In circostanze normali, la neuropilina-1 controlla la crescita dei vasi sanguigni e la crescita e la sopravvivenza dei neuroni. Quando però si lega al fattore di crescita endoteliale vascolare A (VEGF-A), vengono attivati dei segnali trasmessi attraverso il midollo spinale ai centri cerebrali superiori che provocano la sensazione di dolore.
Ricerche precedenti hanno mostrato che una maggiore attività del gene VEGF nei fluidi che lubrificano le articolazioni nelle persone con osteoartrosi è associata a punteggi di dolore più elevati.
Studi in vitro su cellule nervose hanno evidenziato che quando la proteina spike si lega alla neuropilina-1 riduce la segnalazione del dolore, suggerendo che possa avere un simile effetto di attenuazione anche negli esseri viventi. Questo legame impedisce infatti l’interazione del VEGF-A con il recettore della neuropilina-1, dirottando il circuito del dolore e sopprimendo l'eccitabilità dei neuroni dolorifici, portando così a una minore sensibilità al dolore.
«La cosa strana è come il virus si lega a quelle proteine, bloccando i segnali del dolore, dirottando essenzialmente il circuito del dolore di una cellula. Questo legame sopprime l'eccitabilità dei neuroni del dolore e riducendone la sensibilità» ha detto Khanna.

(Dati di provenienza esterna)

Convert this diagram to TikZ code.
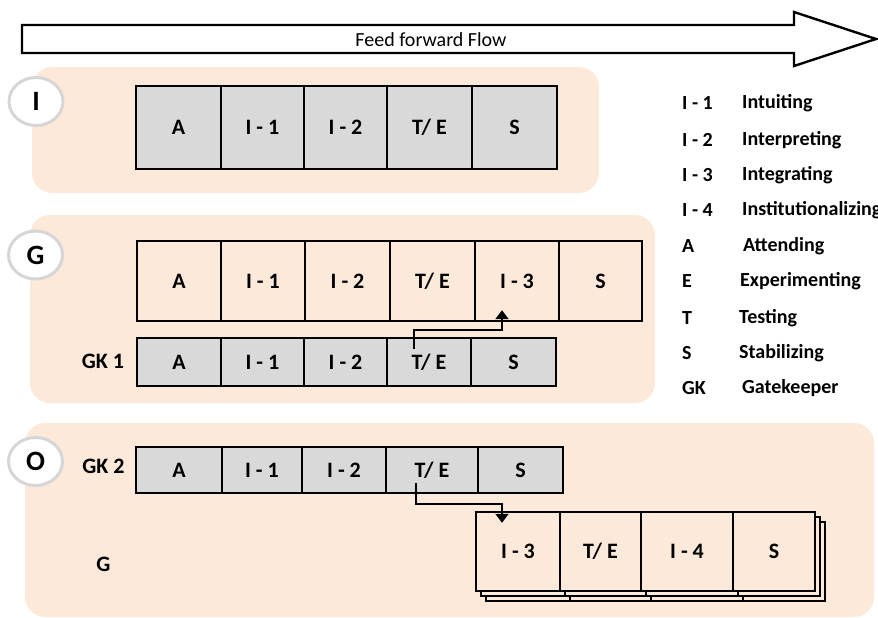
\documentclass[tikz,border=0pt]{standalone}
\usepackage{fontspec}
\setmainfont{Carlito}
\usetikzlibrary{shapes.geometric,arrows.meta}
\definecolor{peach}{HTML}{FDE9D9}
\definecolor{gkgray}{HTML}{D9D9D9}
\definecolor{ringgray}{HTML}{D6D6D6}
\newcommand{\fsz}[1]{\fontsize{#1}{#1}\selectfont}

\begin{document}
\begin{tikzpicture}[x=1pt,y=-1pt,
    region/.style={fill=peach,draw=none,rounded corners=20pt},
    stage/.style={ellipse,draw=ringgray,line width=3pt,fill=white,minimum width=54pt,minimum height=48pt,inner sep=0pt,font=\fsz{28}\bfseries},
    cell/.style={draw,line width=2.4pt,inner sep=0pt,font=\fsz{22}\bfseries},
    gkcell/.style={cell,fill=gkgray},
    rowlabel/.style={font=\fsz{22}\bfseries},
    legend/.style={anchor=west,inner sep=0pt,font=\fsz{20}\bfseries},
    flow/.style={line width=2pt,-{Triangle[width=13pt,length=9pt]}}]
    \useasboundingbox (0,0) rectangle (878,618);

    % feed forward arrow
    \draw[line width=2.4pt,fill=white] (22,25) -- (794,25) -- (794,12) -- (876,39)
        -- (794,66) -- (794,53) -- (22,53) -- cycle;
    \node[font=\fsz{20}] (flowtext) at (431,40) {Feed forward Flow};

    % backgrounds
    \fill[region] (32,67) rectangle (599,193);
    \fill[region] (30,215) rectangle (655,403);
    \fill[region] (25,423) rectangle (874,617);

    \node[stage] (stI) at (36,101.5) {I};
    \node[stage] (stG) at (35.5,255) {G};
    \node[stage] (stO) at (35.5,461.5) {O};

    % individual
    \foreach \lab/\x/\w [count=\k] in {A/178.5/85,I - 1/262.5/83,I - 2/345.5/83,{T/ E}/429.5/85,S/514.5/85}
        \node[gkcell,minimum width=\w pt,minimum height=83pt] (i-\k) at (\x,127.5) {\lab};

    % group
    \foreach \lab/\x/\w [count=\k] in {A/179/84,I - 1/263/84,I - 2/347.5/85,{T/ E}/432.5/85,I - 3/517/84,S/600.5/83}
        \node[cell,minimum width=\w pt,minimum height=80pt] (g-\k) at (\x,281) {\lab};
    \node[rowlabel] (gk1) at (103,361) {GK 1};
    \foreach \lab/\x/\w [count=\k] in {A/179/84,I - 1/262.5/83,I - 2/345.5/83,{T/ E}/429/84,S/513.5/85}
        \node[gkcell,minimum width=\w pt,minimum height=48pt] (gk1-\k) at (\x,362) {\lab};
    \draw[flow] ([xshift=-15pt,yshift=-12pt]gk1-4.north) |- ([xshift=-15pt,yshift=-8pt]g-5.south)
        -- ([xshift=-15pt,yshift=12pt]g-5.south);

    % organization
    \node[rowlabel] (gk2) at (103.5,466) {GK 2};
    \foreach \lab/\x/\w [count=\k] in {A/179/86,I - 1/262/80,I - 2/344/84,{T/ E}/432/92,S/520.5/85}
        \node[gkcell,minimum width=\w pt,minimum height=46pt] (gk2-\k) at (\x,470) {\lab};
    \node[rowlabel] (glab) at (103.5,564) {G};
    \foreach \d in {10,5}
        \foreach \x/\w in {518/84,600.5/81,687/92,774/82}
            \node[cell,fill=peach,minimum width=\w pt,minimum height=79pt] at (\x+\d,551.5+\d) {};
    \foreach \lab/\x/\w [count=\k] in {I - 3/518/84,{T/ E}/600.5/81,I - 4/687/92,S/774/82}
        \node[cell,fill=peach,minimum width=\w pt,minimum height=79pt] (stk-\k) at (\x,551.5) {\lab};
    \draw[flow] ([xshift=-16pt,yshift=11pt]gk2-4.south) |- ([xshift=-16pt,yshift=7pt]stk-1.north)
        -- ([xshift=-16pt,yshift=-12pt]stk-1.north);

    % legend
    \foreach \ab/\term/\y/\tx [count=\k] in {I - 1/Intuiting/103/742,I - 2/Interpreting/140/742,
        I - 3/Integrating/175/742,I - 4/Institutionalizing/210/742,A/Attending/246/743,
        E/Experimenting/281/740,T/Testing/318/739,S/Stabilizing/353/739,GK/Gatekeeper/388/742}
    {
        \node[legend] (ab-\k) at (682,\y) {\ab};
        \node[legend] (term-\k) at (\tx,\y) {\term};
    }
\end{tikzpicture}
\end{document}
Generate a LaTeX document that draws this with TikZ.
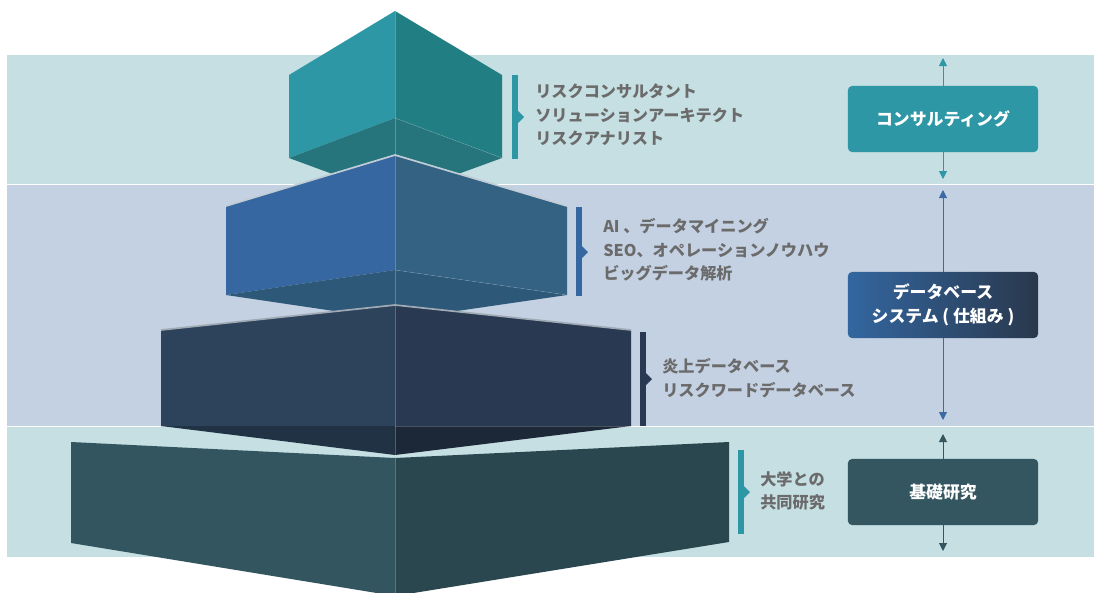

Dalla ricerca sul Covid nuovi farmaci contro il dolore?
La conferma di questa azione negli esseri umani potrebbe fornire un nuovo percorso per lo sviluppo di farmaci sia per il trattamento del Covid-19 che del dolore. In uno studio del 2018 era stata identificata una piccola molecola, chiamata EG00229, capace di legarsi alla stessa regione della neuropilina-1 a cui si legano la proteina spike virale e il VEGF-A. Questa molecola è stata in grado di bloccare il dolore nei ratti.
Sulla base di queste osservazioni, lo sviluppo di farmaci mirati al recettore della neuropilina-1 potrebbero potenzialmente avere una duplice funzione, ovvero limitare l'ingresso di SARS-CoV-2 nelle cellule o bloccare il dolore impedendo il legame della proteina VEGF-A. Inoltre l'analisi della struttura del recettore della neuropilina-1 potrebbe avere ulteriori risvolti positivi, come consentire la progettazione di molecole mirate a questo sito critico che controlla anche la crescita degli assoni e la sopravvivenza delle cellule.
Bibliografia
Mautal A et al. SARS-CoV-2 Spike protein co-opts VEGF-A/Neuropilin-1 receptor signaling to induce analgesia. Version 3. bioRxiv. Preprint. NaN NaN [revised 2020 Sep 14].